[What you should do]
Repeat exactly the lines running from the first line of the data to the line containing "import * as d3 from 'd3';", both ends included, and nothing else; drop the pictures.
▶
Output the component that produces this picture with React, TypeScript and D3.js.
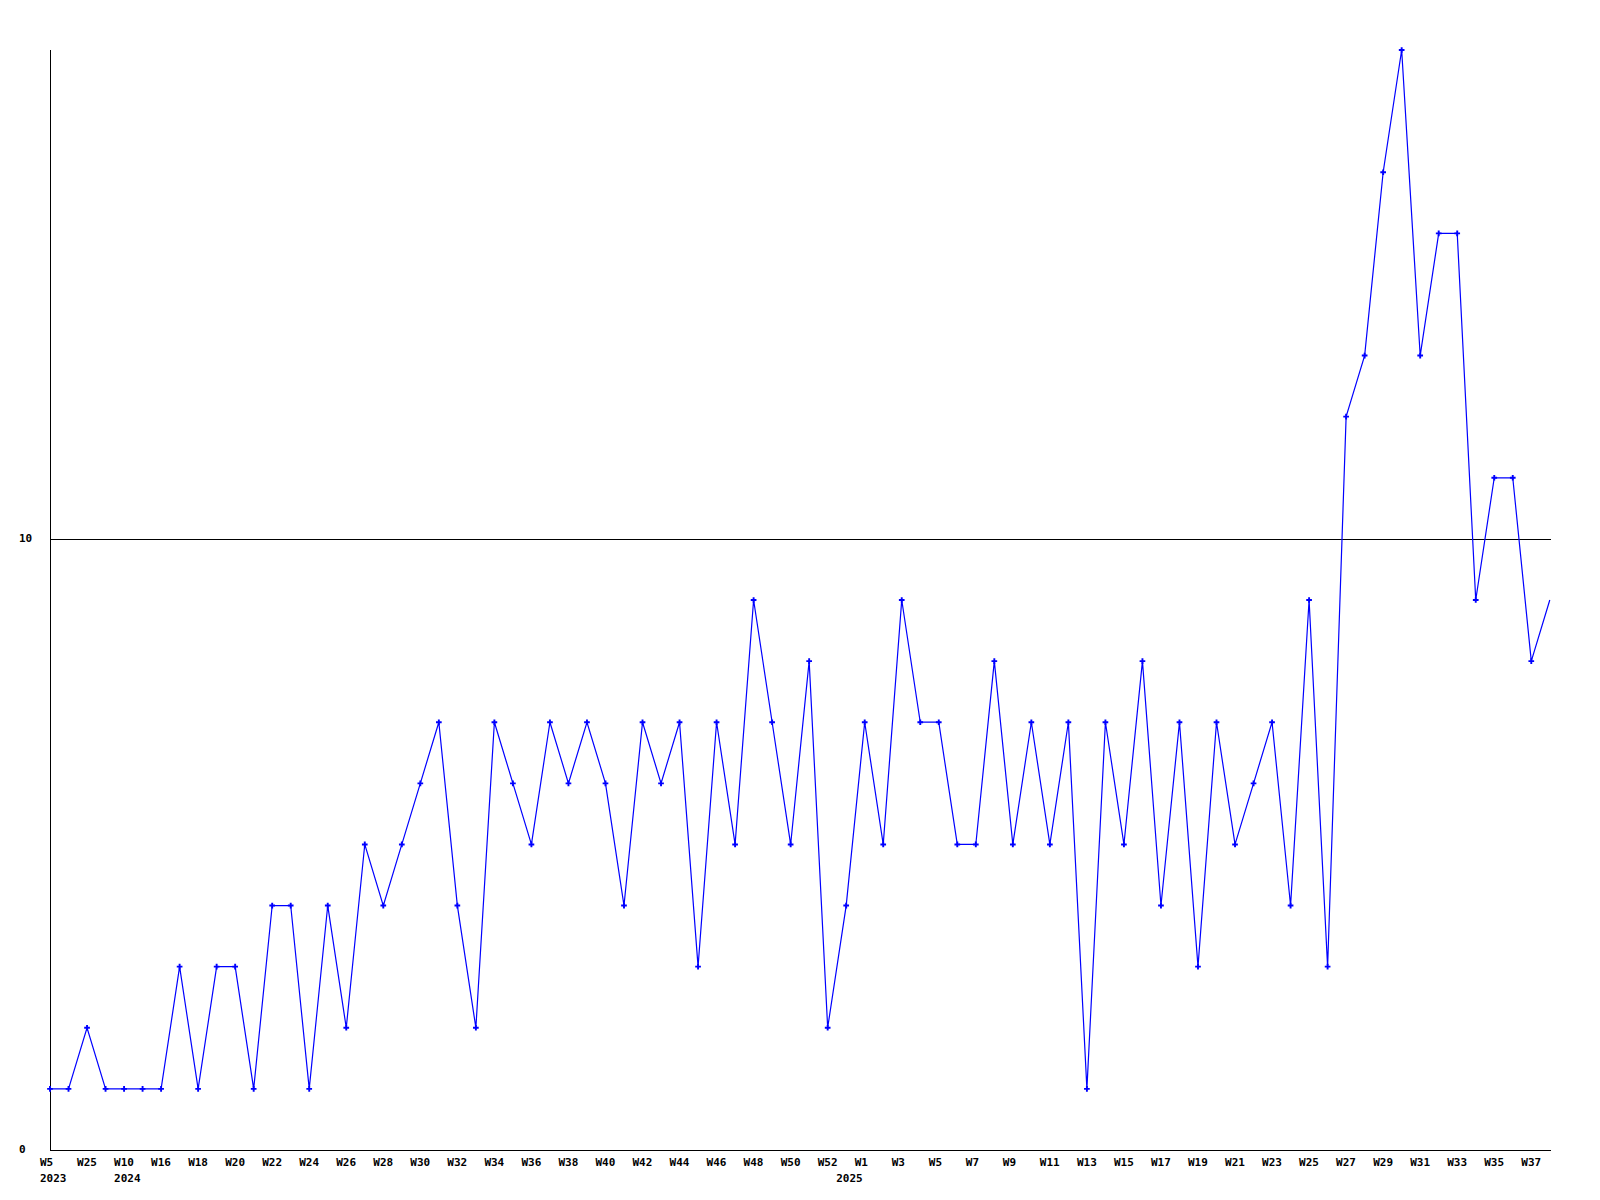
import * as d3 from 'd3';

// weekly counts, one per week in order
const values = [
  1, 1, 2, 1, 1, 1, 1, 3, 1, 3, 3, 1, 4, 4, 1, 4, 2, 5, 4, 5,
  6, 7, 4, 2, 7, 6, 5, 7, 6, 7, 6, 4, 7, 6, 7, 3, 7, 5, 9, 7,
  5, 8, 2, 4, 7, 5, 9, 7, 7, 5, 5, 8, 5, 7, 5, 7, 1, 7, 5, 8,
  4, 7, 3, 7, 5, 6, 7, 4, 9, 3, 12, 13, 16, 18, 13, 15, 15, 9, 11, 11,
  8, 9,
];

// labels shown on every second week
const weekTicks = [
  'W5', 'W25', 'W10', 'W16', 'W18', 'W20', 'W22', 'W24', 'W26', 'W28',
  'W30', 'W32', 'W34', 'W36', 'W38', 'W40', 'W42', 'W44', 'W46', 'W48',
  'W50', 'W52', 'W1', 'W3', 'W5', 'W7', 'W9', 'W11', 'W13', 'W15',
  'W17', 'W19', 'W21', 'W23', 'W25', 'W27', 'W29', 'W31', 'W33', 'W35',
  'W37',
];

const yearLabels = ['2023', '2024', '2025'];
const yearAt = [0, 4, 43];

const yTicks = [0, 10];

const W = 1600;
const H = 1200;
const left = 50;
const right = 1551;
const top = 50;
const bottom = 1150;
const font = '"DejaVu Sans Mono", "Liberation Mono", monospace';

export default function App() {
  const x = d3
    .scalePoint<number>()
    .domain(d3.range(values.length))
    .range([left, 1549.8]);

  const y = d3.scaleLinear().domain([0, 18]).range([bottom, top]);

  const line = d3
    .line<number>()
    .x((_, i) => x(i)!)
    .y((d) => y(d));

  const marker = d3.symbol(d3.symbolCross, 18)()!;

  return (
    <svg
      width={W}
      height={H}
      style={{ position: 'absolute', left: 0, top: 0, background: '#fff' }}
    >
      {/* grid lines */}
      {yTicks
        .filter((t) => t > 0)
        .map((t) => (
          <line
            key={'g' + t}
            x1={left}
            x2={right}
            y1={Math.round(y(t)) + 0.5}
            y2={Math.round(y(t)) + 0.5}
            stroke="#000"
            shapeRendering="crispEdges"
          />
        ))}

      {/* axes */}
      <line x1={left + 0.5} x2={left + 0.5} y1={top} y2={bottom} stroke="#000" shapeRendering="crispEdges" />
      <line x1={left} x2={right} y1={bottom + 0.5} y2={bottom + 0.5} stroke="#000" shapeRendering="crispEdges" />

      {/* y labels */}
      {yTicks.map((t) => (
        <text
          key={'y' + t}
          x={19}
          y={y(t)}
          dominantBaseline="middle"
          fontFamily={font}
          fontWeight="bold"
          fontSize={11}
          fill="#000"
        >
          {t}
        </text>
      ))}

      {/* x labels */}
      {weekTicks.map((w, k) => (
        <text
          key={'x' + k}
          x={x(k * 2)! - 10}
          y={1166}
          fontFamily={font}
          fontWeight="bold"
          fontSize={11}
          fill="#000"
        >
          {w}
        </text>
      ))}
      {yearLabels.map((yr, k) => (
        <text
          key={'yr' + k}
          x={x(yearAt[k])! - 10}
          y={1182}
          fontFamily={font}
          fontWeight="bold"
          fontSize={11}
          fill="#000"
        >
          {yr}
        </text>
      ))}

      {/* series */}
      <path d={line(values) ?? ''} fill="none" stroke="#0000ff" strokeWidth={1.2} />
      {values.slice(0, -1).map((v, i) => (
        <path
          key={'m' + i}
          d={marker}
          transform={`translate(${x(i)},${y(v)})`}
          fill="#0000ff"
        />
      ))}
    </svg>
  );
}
◀
[Completed exercise]
Output the component that produces this picture with React, TypeScript and D3.js.
import * as d3 from 'd3';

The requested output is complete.